Stored items:
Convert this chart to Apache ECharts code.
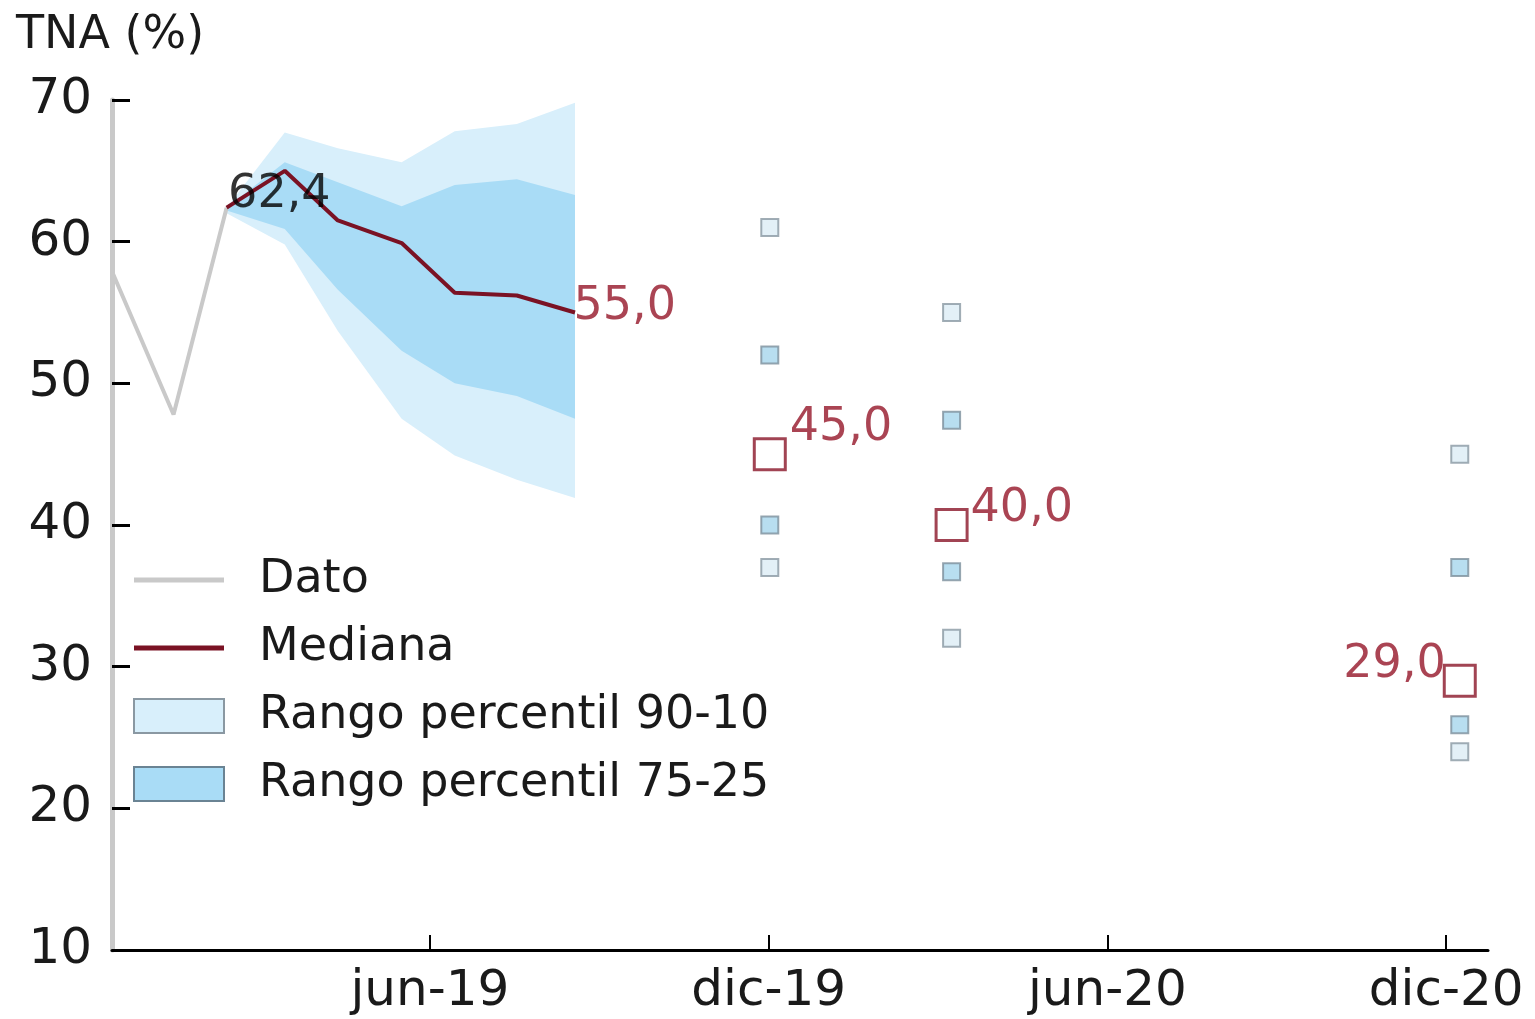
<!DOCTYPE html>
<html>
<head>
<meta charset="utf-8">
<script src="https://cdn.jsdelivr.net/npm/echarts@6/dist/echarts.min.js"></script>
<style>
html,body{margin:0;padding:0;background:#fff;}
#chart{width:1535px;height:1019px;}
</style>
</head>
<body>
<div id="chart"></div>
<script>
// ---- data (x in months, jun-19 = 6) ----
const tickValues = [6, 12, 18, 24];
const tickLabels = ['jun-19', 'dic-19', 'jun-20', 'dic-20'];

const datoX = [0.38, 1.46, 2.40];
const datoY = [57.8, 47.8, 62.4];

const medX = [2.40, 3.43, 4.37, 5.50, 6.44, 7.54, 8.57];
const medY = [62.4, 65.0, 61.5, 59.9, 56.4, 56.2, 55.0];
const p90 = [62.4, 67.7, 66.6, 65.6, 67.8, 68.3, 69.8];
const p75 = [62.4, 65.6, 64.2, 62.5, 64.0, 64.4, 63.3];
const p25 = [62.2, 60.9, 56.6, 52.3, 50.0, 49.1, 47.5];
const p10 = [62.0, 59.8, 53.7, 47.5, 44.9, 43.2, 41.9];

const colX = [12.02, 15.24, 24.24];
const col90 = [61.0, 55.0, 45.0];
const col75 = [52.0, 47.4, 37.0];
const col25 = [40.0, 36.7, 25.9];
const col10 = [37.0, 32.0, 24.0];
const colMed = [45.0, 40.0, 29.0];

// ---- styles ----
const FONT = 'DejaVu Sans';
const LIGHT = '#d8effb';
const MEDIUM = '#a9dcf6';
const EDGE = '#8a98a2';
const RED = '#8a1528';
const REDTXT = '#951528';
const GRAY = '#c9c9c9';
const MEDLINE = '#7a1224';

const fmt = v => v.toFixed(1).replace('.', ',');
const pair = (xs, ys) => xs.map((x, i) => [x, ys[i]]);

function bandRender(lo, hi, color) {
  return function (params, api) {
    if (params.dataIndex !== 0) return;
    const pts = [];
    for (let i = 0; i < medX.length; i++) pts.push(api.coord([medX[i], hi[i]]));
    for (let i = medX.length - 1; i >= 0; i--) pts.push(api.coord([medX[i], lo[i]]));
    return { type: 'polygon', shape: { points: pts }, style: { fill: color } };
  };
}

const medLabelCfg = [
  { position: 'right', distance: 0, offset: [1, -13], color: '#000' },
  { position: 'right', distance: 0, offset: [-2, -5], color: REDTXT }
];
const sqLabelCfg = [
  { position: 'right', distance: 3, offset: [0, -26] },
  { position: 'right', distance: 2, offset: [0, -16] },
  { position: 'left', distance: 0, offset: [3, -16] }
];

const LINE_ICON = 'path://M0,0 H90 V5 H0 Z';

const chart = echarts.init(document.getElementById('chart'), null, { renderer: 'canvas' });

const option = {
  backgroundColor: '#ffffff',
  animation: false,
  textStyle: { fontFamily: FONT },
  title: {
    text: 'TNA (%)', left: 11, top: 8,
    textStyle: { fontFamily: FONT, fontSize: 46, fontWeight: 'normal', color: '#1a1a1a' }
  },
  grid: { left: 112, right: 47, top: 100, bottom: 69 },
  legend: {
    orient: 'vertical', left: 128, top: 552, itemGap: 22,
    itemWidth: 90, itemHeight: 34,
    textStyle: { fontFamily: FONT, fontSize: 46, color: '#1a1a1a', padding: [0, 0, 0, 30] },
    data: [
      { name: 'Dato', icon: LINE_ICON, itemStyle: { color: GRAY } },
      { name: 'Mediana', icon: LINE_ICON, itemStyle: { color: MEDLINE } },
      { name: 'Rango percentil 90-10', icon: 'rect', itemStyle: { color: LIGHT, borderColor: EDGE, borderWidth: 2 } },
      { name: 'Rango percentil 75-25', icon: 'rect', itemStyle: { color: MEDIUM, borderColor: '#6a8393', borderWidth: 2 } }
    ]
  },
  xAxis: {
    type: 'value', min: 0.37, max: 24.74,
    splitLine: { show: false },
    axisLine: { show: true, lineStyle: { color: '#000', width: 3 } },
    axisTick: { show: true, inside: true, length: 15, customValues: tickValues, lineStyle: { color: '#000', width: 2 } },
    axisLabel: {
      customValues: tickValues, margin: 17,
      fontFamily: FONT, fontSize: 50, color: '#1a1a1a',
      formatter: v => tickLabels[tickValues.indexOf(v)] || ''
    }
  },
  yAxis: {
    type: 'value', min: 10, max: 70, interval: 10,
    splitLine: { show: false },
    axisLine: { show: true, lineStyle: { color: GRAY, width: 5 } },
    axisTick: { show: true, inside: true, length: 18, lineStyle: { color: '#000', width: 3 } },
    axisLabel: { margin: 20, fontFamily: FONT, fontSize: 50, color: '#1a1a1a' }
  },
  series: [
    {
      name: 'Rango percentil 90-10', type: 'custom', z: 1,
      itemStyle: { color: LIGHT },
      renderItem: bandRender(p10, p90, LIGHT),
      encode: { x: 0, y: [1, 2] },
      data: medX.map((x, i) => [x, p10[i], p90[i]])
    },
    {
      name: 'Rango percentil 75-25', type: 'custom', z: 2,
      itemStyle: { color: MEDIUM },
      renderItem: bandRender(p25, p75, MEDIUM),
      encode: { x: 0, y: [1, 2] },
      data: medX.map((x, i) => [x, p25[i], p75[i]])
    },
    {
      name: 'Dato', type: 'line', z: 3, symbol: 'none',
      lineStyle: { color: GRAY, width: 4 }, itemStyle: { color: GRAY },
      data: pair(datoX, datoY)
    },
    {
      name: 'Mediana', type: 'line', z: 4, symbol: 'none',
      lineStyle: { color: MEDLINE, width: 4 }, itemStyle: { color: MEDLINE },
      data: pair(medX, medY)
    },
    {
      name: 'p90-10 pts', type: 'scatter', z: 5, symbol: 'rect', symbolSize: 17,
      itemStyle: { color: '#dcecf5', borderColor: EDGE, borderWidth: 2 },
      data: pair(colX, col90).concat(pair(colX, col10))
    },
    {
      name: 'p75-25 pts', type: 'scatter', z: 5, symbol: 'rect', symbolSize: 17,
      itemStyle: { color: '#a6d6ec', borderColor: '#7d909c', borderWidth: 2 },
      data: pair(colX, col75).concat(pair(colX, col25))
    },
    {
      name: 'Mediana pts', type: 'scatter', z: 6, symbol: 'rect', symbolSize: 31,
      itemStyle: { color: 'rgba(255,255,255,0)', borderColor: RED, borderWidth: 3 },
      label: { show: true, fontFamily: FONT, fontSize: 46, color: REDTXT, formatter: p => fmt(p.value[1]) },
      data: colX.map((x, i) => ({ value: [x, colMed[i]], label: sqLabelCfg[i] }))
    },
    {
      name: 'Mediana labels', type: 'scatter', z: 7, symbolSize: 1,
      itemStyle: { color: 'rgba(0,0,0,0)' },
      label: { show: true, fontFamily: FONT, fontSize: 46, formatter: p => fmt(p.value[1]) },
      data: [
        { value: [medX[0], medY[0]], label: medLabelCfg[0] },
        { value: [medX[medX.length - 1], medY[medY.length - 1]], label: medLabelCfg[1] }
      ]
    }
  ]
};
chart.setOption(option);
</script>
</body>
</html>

--

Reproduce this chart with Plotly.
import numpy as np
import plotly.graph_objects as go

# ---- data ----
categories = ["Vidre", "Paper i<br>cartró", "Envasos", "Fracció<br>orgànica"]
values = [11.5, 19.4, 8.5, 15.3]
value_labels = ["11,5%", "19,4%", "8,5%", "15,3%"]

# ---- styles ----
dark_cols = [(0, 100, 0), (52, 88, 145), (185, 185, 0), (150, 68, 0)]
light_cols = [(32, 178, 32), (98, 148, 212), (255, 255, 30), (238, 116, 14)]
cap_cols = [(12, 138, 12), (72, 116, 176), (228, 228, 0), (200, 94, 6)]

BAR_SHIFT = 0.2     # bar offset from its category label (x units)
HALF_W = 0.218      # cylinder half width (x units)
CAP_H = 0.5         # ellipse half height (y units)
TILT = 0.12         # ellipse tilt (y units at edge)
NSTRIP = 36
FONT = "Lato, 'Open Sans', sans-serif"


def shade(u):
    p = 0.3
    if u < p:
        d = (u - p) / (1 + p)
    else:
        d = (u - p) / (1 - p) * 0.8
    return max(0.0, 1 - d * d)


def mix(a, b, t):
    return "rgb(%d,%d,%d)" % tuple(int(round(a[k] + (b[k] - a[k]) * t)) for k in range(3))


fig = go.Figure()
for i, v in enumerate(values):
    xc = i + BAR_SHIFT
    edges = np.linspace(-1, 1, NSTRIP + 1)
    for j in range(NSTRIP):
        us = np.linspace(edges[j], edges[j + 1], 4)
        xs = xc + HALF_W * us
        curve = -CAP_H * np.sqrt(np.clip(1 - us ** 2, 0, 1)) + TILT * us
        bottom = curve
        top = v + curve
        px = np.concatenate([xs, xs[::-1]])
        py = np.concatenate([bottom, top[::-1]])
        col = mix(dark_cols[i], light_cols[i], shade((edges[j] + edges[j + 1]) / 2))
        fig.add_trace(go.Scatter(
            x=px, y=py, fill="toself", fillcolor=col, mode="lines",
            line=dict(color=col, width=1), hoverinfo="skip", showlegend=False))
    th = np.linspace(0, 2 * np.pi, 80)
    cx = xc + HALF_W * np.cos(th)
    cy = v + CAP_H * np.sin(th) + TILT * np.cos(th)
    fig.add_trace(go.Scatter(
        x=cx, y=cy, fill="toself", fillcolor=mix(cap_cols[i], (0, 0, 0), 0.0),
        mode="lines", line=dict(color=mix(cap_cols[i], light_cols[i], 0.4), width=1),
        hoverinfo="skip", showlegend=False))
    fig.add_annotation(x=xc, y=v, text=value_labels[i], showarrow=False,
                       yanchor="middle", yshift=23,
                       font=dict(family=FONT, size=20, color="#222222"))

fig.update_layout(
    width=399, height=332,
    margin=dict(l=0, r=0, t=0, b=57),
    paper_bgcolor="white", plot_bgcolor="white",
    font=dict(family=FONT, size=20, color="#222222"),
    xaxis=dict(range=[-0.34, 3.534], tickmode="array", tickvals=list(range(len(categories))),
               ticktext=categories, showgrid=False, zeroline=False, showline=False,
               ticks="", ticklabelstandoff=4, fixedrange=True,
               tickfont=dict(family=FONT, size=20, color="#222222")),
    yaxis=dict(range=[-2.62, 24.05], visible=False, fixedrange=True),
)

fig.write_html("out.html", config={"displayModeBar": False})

---

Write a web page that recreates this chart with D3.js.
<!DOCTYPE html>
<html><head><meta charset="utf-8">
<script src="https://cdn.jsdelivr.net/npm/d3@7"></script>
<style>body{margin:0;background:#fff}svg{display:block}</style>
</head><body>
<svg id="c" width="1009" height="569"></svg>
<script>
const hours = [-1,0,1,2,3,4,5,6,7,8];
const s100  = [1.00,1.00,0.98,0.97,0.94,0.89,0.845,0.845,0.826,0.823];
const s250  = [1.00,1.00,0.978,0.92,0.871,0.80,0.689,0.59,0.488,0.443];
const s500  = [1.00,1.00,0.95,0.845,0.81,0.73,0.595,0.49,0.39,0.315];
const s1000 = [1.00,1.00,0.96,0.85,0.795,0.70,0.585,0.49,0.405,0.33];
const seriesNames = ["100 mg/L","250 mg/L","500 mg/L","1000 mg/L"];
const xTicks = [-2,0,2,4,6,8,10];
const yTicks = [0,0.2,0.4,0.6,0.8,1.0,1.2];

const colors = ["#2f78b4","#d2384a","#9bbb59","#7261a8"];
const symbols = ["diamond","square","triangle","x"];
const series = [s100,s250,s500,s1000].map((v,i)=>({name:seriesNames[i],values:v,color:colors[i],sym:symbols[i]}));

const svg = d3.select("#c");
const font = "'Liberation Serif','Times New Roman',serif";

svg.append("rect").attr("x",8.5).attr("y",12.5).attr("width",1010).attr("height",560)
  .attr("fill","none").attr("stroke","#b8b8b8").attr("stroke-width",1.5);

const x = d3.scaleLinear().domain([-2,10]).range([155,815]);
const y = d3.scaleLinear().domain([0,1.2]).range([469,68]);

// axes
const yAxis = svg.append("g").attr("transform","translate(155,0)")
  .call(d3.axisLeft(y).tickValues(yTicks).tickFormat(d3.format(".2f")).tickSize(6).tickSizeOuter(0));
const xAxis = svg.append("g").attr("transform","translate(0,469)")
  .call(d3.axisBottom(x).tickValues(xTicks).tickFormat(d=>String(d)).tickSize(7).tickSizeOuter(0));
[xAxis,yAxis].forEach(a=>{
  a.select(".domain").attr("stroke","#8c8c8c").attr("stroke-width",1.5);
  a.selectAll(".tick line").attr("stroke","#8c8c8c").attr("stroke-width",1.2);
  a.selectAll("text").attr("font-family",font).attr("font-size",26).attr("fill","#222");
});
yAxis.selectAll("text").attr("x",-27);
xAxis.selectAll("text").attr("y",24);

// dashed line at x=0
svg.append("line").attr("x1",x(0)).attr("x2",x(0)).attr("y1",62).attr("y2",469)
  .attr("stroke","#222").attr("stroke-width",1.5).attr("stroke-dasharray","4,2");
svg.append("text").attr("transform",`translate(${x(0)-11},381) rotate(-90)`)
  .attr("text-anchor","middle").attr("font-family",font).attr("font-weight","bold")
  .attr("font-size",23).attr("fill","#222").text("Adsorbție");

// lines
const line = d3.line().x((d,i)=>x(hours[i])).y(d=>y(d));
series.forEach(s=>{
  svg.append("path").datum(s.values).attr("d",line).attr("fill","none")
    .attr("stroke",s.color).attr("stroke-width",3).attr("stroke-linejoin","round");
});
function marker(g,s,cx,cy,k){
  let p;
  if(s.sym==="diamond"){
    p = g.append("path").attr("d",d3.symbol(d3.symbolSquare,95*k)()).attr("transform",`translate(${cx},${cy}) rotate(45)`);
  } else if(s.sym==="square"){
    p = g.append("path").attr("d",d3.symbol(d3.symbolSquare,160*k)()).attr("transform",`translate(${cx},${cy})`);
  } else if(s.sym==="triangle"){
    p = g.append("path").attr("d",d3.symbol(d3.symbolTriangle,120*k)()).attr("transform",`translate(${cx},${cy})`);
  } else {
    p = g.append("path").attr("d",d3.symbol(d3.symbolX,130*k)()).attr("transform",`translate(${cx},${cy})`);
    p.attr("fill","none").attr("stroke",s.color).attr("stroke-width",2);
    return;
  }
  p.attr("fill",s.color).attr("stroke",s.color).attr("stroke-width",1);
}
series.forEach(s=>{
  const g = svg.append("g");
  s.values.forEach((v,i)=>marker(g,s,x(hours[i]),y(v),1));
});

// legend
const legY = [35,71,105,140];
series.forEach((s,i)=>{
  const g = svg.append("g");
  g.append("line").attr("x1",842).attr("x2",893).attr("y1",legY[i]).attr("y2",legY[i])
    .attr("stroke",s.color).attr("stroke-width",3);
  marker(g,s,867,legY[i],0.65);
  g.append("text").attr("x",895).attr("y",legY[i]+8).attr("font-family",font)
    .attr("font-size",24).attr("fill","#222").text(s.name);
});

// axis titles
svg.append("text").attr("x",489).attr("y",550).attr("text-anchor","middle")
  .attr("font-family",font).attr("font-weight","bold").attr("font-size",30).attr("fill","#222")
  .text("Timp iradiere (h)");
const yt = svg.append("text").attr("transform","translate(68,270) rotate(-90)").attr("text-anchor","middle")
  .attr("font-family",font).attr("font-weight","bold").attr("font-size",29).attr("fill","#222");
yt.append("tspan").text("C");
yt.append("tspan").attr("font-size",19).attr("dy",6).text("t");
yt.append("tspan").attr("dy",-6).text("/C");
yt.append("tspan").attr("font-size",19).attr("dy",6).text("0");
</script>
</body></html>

- The exercise: Everything from the line with "Convert this chart to Apache ECharts code." down to the line with "const p10 = [62.0, 59.8, 53.7, 47.5, 44.9, 43.2, 41.9];" in the data above should be copied exactly, with both end lines kept and the pictures left out.

- Result below:
Convert this chart to Apache ECharts code.
<!DOCTYPE html>
<html>
<head>
<meta charset="utf-8">
<script src="https://cdn.jsdelivr.net/npm/echarts@6/dist/echarts.min.js"></script>
<style>
html,body{margin:0;padding:0;background:#fff;}
#chart{width:1535px;height:1019px;}
</style>
</head>
<body>
<div id="chart"></div>
<script>
// ---- data (x in months, jun-19 = 6) ----
const tickValues = [6, 12, 18, 24];
const tickLabels = ['jun-19', 'dic-19', 'jun-20', 'dic-20'];

const datoX = [0.38, 1.46, 2.40];
const datoY = [57.8, 47.8, 62.4];

const medX = [2.40, 3.43, 4.37, 5.50, 6.44, 7.54, 8.57];
const medY = [62.4, 65.0, 61.5, 59.9, 56.4, 56.2, 55.0];
const p90 = [62.4, 67.7, 66.6, 65.6, 67.8, 68.3, 69.8];
const p75 = [62.4, 65.6, 64.2, 62.5, 64.0, 64.4, 63.3];
const p25 = [62.2, 60.9, 56.6, 52.3, 50.0, 49.1, 47.5];
const p10 = [62.0, 59.8, 53.7, 47.5, 44.9, 43.2, 41.9];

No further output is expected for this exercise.